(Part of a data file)
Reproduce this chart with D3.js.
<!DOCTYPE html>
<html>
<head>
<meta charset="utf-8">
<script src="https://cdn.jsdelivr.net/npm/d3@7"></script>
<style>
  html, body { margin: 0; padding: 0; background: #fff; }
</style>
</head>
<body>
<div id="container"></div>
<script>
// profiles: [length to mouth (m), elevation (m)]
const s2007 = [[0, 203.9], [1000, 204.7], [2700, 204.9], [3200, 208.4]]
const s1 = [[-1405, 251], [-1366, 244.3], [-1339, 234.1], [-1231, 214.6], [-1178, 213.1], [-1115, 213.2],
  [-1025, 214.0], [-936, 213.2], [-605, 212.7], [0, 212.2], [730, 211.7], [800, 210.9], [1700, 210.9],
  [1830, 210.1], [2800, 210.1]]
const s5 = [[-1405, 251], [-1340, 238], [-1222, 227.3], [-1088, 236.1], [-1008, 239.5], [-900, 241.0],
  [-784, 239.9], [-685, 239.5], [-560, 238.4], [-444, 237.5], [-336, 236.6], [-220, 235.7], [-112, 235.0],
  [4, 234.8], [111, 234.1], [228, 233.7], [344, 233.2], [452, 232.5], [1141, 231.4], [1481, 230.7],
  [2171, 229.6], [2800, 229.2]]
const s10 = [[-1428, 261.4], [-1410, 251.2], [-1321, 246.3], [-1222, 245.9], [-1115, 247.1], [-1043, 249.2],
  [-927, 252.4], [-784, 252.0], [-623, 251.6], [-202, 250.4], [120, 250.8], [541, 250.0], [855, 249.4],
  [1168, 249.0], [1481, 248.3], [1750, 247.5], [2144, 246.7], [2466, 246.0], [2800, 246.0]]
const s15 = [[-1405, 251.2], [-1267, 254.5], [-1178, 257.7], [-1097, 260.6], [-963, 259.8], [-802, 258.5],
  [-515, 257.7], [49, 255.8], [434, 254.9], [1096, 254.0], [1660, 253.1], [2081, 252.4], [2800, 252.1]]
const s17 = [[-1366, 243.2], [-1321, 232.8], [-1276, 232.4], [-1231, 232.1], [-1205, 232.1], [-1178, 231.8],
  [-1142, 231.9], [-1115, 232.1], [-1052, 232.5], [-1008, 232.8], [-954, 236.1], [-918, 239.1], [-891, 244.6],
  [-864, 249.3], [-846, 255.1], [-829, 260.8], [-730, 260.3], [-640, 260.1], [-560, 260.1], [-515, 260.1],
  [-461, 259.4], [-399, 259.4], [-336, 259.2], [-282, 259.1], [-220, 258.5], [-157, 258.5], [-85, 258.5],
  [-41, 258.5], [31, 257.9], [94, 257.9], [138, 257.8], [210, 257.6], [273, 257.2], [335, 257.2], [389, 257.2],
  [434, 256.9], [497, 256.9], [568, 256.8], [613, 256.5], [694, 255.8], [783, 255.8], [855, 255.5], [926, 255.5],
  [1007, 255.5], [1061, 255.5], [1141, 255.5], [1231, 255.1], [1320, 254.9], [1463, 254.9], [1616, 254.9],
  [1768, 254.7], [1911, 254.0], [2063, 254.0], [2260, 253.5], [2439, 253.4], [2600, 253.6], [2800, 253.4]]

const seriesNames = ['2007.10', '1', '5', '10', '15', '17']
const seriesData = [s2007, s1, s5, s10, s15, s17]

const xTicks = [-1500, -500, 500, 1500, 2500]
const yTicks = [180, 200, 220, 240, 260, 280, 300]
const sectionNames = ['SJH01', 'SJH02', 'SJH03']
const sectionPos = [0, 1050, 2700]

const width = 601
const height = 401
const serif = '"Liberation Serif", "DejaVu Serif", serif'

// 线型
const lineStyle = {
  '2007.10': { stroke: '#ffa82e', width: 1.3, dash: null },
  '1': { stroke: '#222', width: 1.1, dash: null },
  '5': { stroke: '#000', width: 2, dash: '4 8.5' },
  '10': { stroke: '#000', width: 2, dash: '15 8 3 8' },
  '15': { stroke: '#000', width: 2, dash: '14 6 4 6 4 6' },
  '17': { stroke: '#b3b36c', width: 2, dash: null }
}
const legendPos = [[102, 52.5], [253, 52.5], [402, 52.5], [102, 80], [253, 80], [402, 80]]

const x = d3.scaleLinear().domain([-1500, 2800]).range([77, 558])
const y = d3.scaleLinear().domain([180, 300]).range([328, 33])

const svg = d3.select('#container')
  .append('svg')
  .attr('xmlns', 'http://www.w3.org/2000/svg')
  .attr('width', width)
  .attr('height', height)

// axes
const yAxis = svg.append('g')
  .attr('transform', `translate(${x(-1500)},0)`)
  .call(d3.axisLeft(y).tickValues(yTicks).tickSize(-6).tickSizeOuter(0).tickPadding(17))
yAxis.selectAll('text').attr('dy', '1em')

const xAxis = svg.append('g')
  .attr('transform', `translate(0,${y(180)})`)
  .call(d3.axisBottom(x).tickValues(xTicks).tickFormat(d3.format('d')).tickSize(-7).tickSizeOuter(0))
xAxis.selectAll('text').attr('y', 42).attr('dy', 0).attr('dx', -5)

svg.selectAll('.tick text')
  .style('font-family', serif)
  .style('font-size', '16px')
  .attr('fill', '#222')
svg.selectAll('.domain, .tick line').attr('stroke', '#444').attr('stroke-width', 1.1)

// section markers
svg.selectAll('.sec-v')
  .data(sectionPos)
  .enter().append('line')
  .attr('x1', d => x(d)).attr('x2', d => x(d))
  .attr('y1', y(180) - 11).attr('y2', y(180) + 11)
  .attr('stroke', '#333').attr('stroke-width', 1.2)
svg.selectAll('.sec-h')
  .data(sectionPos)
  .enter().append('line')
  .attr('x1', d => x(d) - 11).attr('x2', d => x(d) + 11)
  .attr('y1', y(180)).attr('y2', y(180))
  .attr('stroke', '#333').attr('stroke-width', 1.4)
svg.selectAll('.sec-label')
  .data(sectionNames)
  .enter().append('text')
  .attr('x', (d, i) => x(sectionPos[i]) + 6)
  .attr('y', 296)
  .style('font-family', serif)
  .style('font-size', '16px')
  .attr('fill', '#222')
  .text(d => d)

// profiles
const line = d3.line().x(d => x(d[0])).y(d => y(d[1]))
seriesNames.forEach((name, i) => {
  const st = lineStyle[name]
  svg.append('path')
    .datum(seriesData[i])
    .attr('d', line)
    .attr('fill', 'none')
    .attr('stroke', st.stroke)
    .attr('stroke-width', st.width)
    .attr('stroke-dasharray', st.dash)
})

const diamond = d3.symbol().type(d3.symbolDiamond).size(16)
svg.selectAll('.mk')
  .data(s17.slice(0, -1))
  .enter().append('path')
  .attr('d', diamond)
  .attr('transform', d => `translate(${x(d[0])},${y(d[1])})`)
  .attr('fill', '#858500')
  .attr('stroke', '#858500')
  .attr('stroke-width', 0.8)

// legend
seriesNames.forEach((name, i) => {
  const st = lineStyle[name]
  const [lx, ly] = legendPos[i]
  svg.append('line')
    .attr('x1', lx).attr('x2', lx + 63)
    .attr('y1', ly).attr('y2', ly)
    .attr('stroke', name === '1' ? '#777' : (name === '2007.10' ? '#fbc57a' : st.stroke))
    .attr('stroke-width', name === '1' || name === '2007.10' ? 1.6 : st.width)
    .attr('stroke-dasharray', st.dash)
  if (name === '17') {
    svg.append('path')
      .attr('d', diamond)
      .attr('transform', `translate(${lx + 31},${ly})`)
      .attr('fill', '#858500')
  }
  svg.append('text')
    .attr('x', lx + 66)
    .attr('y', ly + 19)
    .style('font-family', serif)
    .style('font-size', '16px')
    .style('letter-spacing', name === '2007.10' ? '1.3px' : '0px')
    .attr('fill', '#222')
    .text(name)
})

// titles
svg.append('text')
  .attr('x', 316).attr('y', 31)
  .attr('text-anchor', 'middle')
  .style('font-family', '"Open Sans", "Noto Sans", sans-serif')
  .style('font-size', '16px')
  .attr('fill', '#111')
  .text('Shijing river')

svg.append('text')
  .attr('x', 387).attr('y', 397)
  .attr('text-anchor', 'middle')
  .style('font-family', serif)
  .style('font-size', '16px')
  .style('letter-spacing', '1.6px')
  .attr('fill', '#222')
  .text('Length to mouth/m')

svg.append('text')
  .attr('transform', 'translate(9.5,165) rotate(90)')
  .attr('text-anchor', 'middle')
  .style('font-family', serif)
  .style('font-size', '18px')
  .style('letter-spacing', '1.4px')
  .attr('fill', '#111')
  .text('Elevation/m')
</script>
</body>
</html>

* * *

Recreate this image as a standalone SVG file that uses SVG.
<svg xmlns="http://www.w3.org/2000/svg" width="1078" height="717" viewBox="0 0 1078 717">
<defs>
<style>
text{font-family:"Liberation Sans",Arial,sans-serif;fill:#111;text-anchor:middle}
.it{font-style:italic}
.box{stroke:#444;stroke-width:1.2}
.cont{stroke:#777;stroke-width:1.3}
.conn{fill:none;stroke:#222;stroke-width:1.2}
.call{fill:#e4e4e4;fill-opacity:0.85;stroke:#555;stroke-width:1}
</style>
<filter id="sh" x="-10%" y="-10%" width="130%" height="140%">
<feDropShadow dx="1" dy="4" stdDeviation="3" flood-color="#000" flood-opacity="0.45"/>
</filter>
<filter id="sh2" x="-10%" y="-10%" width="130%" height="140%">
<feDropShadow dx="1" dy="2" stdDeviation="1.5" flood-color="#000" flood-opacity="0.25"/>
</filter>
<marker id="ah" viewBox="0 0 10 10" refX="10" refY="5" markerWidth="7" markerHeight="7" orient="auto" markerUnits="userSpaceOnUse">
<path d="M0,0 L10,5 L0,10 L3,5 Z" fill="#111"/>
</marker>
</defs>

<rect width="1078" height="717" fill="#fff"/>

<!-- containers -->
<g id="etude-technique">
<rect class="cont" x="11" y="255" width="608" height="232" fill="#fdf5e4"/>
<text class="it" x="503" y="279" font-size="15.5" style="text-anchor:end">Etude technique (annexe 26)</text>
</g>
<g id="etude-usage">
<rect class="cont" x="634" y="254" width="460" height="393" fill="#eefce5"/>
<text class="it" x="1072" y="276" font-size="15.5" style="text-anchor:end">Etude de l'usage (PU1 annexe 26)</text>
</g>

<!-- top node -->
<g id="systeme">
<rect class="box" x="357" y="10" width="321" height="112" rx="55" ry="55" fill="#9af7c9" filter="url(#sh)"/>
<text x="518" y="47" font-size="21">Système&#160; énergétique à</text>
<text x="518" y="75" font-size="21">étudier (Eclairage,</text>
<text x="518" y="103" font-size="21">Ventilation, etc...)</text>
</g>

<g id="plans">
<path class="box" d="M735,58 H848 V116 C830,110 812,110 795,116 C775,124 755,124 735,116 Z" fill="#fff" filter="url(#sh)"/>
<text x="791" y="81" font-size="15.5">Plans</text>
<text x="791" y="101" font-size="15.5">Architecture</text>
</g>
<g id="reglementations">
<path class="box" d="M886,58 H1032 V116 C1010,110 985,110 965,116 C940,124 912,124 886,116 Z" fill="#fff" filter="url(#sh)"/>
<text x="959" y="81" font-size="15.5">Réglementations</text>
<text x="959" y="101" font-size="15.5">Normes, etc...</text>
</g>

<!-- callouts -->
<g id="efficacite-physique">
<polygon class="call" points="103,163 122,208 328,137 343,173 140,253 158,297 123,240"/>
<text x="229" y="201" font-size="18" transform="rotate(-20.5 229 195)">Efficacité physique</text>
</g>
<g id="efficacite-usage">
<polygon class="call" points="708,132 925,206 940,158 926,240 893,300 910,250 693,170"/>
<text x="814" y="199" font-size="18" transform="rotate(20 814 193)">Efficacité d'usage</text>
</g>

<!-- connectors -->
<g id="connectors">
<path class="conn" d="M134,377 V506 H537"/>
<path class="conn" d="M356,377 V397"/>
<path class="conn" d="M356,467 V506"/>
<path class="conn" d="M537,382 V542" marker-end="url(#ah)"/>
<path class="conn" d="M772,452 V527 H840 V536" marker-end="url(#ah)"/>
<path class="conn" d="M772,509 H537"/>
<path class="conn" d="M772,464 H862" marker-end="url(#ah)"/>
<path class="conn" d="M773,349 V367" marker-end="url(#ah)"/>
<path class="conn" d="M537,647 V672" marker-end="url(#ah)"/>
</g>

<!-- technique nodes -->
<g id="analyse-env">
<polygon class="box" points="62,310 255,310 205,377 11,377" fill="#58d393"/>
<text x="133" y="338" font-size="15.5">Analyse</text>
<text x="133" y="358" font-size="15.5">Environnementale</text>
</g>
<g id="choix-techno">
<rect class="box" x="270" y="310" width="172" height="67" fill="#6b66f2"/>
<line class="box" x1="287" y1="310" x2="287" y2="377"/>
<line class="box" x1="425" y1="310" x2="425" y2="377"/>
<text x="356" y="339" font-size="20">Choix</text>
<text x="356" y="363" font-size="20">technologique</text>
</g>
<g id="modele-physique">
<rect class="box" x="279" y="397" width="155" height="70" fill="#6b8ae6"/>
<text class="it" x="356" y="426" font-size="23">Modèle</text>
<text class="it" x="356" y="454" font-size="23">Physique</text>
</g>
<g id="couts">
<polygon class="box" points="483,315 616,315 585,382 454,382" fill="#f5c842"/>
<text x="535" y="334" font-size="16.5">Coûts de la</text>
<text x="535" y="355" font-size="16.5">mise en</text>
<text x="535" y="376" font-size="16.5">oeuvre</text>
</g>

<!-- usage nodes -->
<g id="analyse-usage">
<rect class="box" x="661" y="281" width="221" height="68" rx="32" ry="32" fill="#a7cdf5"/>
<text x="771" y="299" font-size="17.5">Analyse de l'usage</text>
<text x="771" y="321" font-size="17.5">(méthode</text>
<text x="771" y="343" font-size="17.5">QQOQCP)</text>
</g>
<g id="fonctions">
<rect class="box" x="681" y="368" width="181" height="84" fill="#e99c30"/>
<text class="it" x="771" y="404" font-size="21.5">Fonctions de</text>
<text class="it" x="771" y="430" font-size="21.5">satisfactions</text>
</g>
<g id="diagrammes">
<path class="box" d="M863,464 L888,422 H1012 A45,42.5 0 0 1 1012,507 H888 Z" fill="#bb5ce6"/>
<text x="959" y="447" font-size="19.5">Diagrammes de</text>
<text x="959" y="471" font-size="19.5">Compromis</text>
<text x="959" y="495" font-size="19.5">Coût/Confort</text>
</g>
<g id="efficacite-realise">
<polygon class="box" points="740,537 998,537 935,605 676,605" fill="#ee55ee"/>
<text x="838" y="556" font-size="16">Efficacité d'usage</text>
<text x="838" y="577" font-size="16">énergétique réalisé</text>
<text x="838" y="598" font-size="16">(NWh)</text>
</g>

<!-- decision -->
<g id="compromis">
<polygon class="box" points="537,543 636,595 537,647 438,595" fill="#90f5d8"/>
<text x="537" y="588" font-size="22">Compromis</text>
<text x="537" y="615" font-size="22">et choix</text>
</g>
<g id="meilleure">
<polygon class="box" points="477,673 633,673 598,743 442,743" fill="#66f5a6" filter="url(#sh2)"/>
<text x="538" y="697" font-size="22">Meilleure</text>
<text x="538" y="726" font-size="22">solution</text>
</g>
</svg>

--

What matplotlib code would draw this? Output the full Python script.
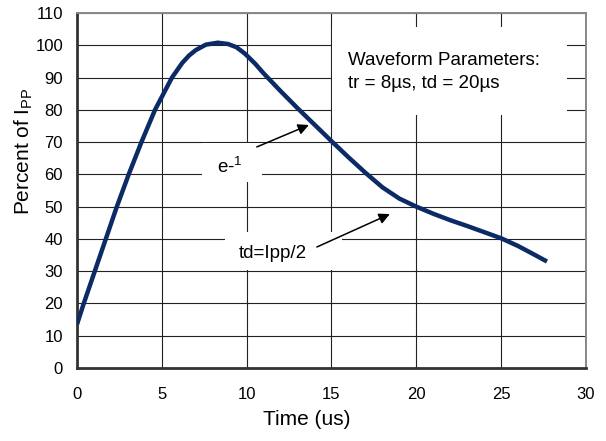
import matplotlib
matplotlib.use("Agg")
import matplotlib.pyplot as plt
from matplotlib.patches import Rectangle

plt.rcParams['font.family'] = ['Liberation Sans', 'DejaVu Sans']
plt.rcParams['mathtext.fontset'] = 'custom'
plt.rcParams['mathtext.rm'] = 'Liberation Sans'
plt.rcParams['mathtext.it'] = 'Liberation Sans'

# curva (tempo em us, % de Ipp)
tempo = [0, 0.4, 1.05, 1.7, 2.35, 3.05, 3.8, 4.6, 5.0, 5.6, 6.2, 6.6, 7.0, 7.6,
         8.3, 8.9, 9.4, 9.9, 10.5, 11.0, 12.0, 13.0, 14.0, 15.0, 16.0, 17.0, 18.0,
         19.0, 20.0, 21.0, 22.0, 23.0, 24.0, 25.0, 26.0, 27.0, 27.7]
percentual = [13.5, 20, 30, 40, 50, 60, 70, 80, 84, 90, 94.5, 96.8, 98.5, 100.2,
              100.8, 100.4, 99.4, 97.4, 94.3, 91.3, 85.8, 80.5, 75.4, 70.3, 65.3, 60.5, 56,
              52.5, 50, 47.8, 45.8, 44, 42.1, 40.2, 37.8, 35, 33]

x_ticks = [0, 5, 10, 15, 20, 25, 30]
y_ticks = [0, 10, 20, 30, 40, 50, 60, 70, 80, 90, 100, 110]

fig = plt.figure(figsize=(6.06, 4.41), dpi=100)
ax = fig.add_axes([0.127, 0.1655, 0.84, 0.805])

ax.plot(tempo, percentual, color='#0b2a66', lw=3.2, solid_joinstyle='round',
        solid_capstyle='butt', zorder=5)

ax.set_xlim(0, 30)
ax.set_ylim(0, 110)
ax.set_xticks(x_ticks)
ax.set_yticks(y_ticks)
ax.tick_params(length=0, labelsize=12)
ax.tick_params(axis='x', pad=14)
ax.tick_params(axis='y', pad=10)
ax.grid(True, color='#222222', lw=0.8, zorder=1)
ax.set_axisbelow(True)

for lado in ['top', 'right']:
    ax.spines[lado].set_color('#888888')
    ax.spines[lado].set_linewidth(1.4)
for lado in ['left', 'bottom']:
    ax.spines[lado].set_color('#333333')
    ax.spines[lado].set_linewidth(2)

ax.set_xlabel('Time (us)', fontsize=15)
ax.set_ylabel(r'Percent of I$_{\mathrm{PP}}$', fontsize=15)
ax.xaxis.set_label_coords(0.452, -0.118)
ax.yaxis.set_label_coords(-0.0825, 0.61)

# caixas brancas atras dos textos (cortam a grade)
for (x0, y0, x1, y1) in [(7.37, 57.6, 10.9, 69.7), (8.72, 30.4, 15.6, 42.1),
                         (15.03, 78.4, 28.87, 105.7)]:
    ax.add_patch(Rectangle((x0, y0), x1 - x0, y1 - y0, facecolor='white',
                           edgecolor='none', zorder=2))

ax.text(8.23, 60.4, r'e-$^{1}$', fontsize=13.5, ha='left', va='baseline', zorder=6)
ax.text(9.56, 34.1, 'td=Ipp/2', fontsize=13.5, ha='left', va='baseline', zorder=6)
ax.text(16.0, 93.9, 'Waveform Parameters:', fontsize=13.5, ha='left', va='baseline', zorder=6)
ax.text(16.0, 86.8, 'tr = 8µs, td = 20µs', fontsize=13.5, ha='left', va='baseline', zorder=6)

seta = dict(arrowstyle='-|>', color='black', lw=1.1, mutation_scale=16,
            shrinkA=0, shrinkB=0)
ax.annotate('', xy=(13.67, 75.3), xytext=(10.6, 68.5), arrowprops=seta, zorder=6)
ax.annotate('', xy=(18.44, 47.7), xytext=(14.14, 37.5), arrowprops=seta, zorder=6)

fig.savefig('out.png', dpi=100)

PROBLEM TO SOLVE: From the data above, copy each line that holds "matplotlib".

RESULT:
What matplotlib code would draw this? Output the full Python script.
import matplotlib
matplotlib.use("Agg")
import matplotlib.pyplot as plt
from matplotlib.patches import Rectangle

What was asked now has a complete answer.